AI industry insiders just delivered a surprising reality check. At the annual Cerebral Valley conference in San Francisco, more than 300 AI company founders, investors, and engineers participated in an anonymous survey that reveals growing skepticism about the industry's hottest companies. The results suggest a major shift in sentiment, with attendees betting against OpenAI while predicting massive wins for Nvidia.
The annual Cerebral Valley conference just delivered the kind of insider intelligence that moves markets. Built around candid conversations between AI's power players, this year's event featured something unprecedented: an anonymous survey of more than 300 attendees that cuts through the industry's typical cheerleading to reveal what insiders really think.
The survey participants weren't random observers. They were primarily AI company founders, followed by investors, product leaders, engineers, and media covering the space. When The Verge's Alex Heath shared the results onstage, the numbers painted a picture of an industry recalibrating its expectations.
OpenAI, despite Sam Altman's projection of $20 billion in annualized revenue this year, faces tempered enthusiasm from the very people building the AI ecosystem. Insiders predict the company will reach $30 billion by 2026 - solid growth, but not the explosive trajectory many expected. More telling: when asked which private companies they'd invest in today, Anthropic topped the list, ahead of OpenAI.
The skepticism runs deeper. Perplexity, the AI search startup, dominated the 'companies you'd short' category among billion-dollar valuations. OpenAI came in second on that same list, a striking vote of no confidence from industry peers. As one anonymous attendee put it during breakout sessions, these companies have "infinite money" but finite talent - and the race is getting brutal.
Nvidia emerges as the survey's biggest winner, with insiders predicting a $6 trillion valuation by 2026. That's nearly double its current market cap and reflects the chip giant's stranglehold on AI infrastructure. While AI companies struggle with business models, Nvidia keeps selling the picks and shovels.
The most revealing shift involves AGI timing. Survey respondents don't expect artificial general intelligence to be declared until 2030, pushing back the timeline that dominated earlier conferences. This reflects what Heath observed throughout the day: "No one cares about AGI anymore." The focus has shifted from existential promises to immediate business applications.

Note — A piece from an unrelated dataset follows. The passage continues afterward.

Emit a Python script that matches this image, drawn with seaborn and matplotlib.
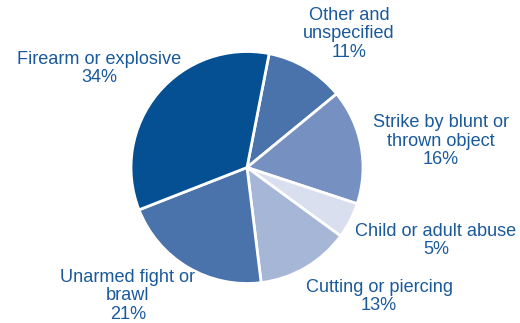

Meta faces particular challenges according to the survey. The company wasn't mentioned among models likely to lead LM Arena rankings by 2026, despite its significant Llama investments. Instead, Chinese model Qwen from Alibaba cracked the top five, signaling how quickly the competitive landscape is shifting. Many companies are fine-tuning open-source Chinese models rather than Meta's offerings.
The survey reveals other fascinating dynamics. Andreessen Horowitz topped the list of VC firms with the most enviable AI portfolios, followed by Khosla Ventures and Sequoia. When it comes to model leadership next year, insiders still give OpenAI the edge, followed by Anthropic and Google's Gemini.
Beyond the numbers, the conference atmosphere reflected an industry maturing rapidly. Gone are the days of founders predicting humanity's demise by GPT-10. Instead, as Replit CEO Amjad Masad noted onstage, "If you are competing on price, then maybe you don't have a business." The message is clear: build something people will pay for.
San Francisco Mayor Daniel Lurie captured the broader sentiment: "People are starting to complain about traffic. Thank goodness. I want those complaints." The AI boom is creating real economic activity, not just venture hype.
The reverse acquihire trend also drew significant discussion. Meta's deals with ScaleAI and Google's acquisitions of Character and Windsurf reflect what attendees see as a talent war with unlimited budgets. One AI founder recalled a Big Tech corporate development team asking him to name his own valuation.
Perhaps most importantly, the survey reveals an industry grappling with bubble fears while staying focused on fundamentals. As Anthropic CPO Mike Krieger emphasized, "Time spent is not on any of the dashboards that I look at." The focus is shifting from engagement metrics to sustainable business models.
The Cerebral Valley survey offers a rare glimpse into what AI's builders really think when the cameras aren't rolling. Their predictions suggest an industry shifting from hype to fundamentals, where even OpenAI faces scrutiny and practical applications matter more than AGI timelines. For investors and companies betting on AI's future, these insider perspectives provide crucial signals about where the smart money is really going - and which companies might be riding for a fall.